Funded by Areivim, a coalition of major Jewish philanthropists led by Michael Steinhardt, the HCSC originally planned to open 20 Hebrew charter schools nationwide by 2015.

“To open a school well takes a huge amount of work by a bunch of committed people, and when people stop and say we need to tweak this, or spend more time thinking about professional development, or where the teachers are coming from, you need to spend more time,” said Sara Berman, who chairs HCSC and Brooklyn’s Hebrew Language Academy, and is Steinhardt’s daughter.

“Delays are common, but all the planning groups we’re working with are in good shape and are on their way to opening,” she added.

Asked about the decision this month to pull the application for Harlem Hebrew, a proposed school in a district serving central Harlem and most of the Upper West Side, Berman said, “We want a little more time to work on the application, to make sure we consider the population, so that the school really reflects the community and that we have dotted every ‘I’ and crossed every ‘T’.”

Berman said HCSC plans to re-submit the Harlem Hebrew application “at the next possible round” that the New York State Education Department accepts applications.

“We are as committed as ever to opening a school there, but we want to make sure we don’t rush anything,” she added.

As for Sosua, a proposed school in Washington Heights that was receiving HCSC support and withdrew its charter application in May, Berman said, “We have asked Sosua to slow down because we don’t feel like we have the capacity to help two groups in the city at once.”


Charter Growth Continues In Florida

While some Hebrew charter school efforts here in New York and New Jersey — as well as in Arizona, Minnesota and California — are hitting snags and delays, Florida’s Ben Gamla network of schools is blazing ahead at full speed.

This fall the network, which was founded by former Rep. Peter Deutsch (D-Fla.) and opened the nation’s first Hebrew charter school in 2007, expects to enroll approximately 1,600 students in five schools throughout South Florida. One will be the nation’s first Hebrew charter high school, a “laptop school” that will combine online and in-person learning.

Ben Gamla also has a $375,000 federal startup grant to establish a charter school in Pinellas County, which encompasses St.

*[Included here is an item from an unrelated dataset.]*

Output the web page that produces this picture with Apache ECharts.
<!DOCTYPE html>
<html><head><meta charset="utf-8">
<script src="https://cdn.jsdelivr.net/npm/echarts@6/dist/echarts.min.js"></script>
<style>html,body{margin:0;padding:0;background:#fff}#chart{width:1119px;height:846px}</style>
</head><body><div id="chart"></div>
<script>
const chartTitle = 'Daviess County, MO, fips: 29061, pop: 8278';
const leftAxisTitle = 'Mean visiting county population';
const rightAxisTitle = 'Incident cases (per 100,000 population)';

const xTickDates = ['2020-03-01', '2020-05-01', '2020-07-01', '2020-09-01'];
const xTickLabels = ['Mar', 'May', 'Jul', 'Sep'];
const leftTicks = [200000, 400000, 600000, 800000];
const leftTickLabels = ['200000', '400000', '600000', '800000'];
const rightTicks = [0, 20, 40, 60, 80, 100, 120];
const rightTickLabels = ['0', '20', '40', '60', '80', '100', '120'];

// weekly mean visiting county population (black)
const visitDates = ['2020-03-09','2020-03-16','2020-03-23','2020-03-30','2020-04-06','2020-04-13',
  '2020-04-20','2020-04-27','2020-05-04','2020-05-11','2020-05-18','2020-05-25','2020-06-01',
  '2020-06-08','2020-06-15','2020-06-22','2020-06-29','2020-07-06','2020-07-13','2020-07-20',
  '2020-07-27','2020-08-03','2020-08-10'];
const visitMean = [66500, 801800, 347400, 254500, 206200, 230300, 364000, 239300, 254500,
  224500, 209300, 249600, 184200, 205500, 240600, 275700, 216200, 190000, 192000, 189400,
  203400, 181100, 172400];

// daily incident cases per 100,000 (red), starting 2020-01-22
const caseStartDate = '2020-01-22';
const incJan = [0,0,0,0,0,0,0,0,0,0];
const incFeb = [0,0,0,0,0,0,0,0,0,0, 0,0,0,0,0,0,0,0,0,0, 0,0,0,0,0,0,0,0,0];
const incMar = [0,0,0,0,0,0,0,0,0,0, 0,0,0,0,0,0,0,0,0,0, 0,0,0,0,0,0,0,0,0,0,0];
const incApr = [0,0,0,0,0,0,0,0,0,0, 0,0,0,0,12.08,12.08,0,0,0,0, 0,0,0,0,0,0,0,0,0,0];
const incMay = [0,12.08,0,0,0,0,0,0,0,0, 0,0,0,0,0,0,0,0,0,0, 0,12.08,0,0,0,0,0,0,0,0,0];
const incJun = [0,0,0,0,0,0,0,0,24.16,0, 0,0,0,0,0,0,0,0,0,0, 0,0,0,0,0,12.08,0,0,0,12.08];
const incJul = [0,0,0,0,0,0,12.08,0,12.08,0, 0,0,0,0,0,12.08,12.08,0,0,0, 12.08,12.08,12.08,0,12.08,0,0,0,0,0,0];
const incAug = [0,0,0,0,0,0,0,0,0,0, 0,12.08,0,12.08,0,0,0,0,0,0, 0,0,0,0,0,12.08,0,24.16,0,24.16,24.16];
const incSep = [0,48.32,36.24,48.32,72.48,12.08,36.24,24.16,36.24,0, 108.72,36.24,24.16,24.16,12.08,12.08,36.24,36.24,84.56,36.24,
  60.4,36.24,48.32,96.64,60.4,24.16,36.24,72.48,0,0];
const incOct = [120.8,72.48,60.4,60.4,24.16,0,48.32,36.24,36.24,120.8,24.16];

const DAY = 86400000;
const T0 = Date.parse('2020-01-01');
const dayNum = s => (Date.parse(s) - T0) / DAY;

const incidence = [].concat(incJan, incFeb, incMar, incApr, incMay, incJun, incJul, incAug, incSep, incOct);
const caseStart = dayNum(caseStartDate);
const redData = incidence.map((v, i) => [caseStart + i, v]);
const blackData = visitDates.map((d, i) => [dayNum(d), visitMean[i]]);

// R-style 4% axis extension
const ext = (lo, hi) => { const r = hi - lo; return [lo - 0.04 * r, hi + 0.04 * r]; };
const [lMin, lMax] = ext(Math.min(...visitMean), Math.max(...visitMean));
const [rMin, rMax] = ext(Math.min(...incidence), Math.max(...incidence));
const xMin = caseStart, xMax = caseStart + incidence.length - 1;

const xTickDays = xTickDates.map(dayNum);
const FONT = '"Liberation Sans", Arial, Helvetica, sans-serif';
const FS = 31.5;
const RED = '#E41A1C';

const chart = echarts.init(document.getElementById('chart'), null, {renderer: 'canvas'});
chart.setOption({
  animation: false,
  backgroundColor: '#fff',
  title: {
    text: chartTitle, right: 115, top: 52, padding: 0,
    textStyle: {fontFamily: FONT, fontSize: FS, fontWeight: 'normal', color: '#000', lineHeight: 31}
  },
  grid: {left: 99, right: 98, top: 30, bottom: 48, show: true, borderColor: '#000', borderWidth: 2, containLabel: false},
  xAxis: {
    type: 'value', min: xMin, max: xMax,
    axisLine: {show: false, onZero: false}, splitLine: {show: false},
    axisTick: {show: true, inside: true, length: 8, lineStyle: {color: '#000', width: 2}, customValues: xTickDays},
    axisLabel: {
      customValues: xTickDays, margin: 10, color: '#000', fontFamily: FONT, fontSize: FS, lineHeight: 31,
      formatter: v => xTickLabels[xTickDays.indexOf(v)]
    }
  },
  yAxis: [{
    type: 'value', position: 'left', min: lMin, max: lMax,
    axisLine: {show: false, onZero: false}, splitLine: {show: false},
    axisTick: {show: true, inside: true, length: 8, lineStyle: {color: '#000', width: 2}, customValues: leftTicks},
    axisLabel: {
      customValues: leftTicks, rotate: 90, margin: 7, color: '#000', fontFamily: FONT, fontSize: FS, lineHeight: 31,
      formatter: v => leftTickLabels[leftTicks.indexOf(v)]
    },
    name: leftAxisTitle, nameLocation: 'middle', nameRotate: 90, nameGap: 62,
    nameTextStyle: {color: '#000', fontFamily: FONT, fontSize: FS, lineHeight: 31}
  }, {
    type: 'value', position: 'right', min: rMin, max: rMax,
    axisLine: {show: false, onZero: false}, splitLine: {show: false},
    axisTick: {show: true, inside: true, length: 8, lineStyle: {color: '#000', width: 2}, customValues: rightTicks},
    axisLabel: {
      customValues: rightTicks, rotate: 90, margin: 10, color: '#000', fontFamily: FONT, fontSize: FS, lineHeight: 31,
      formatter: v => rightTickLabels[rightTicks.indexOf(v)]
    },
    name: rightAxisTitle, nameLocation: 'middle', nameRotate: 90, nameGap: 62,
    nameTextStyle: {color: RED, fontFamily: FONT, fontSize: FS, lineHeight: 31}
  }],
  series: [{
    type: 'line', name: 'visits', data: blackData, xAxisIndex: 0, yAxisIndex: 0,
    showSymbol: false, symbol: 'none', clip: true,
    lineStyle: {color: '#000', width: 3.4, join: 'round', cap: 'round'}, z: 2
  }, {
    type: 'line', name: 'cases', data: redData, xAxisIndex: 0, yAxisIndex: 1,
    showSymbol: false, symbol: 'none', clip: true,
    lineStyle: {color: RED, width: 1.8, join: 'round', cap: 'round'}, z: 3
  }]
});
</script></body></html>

Petersburg, and is training three principals “in anticipation of opening at least three additional schools a year from August,” Deutsch told The Jewish Week in an e-mail.

The Ben Gamla schools account for the lion’s share of Hebrew charter school growth nationwide.

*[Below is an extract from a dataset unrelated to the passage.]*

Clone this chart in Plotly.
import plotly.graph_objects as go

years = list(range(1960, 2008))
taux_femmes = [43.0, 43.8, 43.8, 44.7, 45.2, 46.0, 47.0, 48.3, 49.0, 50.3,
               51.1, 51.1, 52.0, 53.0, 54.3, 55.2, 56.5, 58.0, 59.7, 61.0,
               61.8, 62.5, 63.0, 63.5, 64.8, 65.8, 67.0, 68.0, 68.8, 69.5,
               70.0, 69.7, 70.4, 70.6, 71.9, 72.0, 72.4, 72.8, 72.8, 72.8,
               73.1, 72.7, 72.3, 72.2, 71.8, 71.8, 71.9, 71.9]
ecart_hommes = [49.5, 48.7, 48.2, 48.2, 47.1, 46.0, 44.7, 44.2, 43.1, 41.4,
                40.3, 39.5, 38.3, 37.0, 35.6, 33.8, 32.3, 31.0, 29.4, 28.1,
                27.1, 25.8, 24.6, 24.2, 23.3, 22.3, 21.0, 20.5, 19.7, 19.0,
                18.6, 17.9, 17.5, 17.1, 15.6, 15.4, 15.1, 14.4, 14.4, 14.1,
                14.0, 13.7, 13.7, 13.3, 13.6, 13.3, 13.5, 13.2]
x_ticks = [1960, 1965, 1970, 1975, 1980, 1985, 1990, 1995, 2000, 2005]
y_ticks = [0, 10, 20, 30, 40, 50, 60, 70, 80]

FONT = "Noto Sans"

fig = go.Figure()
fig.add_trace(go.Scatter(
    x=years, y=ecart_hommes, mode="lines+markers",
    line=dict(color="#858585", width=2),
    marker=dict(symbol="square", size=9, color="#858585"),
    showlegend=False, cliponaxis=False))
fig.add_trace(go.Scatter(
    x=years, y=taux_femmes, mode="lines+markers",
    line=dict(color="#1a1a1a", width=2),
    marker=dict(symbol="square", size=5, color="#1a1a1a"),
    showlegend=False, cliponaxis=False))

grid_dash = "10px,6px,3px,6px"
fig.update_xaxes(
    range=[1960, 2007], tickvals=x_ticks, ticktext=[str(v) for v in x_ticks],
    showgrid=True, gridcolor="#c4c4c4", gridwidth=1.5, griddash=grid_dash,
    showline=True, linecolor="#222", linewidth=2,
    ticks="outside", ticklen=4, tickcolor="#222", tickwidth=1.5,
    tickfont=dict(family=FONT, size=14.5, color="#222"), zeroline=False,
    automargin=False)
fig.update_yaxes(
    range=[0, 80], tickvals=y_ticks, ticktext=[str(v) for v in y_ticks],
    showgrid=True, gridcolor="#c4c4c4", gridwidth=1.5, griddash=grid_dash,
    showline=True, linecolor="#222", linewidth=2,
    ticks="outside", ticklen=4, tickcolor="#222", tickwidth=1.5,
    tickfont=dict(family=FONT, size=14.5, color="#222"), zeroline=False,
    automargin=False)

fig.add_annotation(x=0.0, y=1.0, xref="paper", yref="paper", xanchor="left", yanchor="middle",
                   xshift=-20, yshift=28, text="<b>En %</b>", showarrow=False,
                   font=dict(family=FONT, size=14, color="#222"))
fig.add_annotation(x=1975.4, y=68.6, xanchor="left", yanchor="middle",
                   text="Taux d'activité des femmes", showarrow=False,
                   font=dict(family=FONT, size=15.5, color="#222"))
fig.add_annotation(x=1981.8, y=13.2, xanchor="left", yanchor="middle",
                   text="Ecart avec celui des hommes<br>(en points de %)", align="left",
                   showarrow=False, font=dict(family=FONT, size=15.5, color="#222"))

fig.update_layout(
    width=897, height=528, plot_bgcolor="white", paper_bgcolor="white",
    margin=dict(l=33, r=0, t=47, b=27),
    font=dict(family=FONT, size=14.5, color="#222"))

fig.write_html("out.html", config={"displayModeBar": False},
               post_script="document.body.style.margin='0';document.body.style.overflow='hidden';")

It is not entirely clear why the state has proven such fertile ground for Hebrew charter schools, but there are a number of potential factors.

The network — Deutsch’s first school opened two years before Brooklyn’s Hebrew Language Academy Charter School (HLA) opened — has had a head start, albeit a relatively modest one.

It also is situated in a state where the charter school movement “has exploded,” according to a recent article in the Miami Herald.

It reported that nearly 10 percent of all public school students in South Florida now attend a charter school, and enrollment “is almost certain to balloon,” thanks to recent state legislation making it easier for new charter schools to open and existing ones to expand.

Charter application and approval processes and requirements vary considerably from state to state. For example, whereas in New York and New Jersey, charters are granted by state agencies, in Florida and California local school districts grant charters.

Ben Gamla’s Deutsch said he could not comment on other Hebrew charter school efforts around the country. However, he attributed his network’s success to its “providing an amazing product that parents are very happy with.”

He also noted that “the model we’re using is scalable,” with little supplemental fundraising necessary, and that local school boards approving charters “have a pretty high comfort level in terms of what we’re doing.”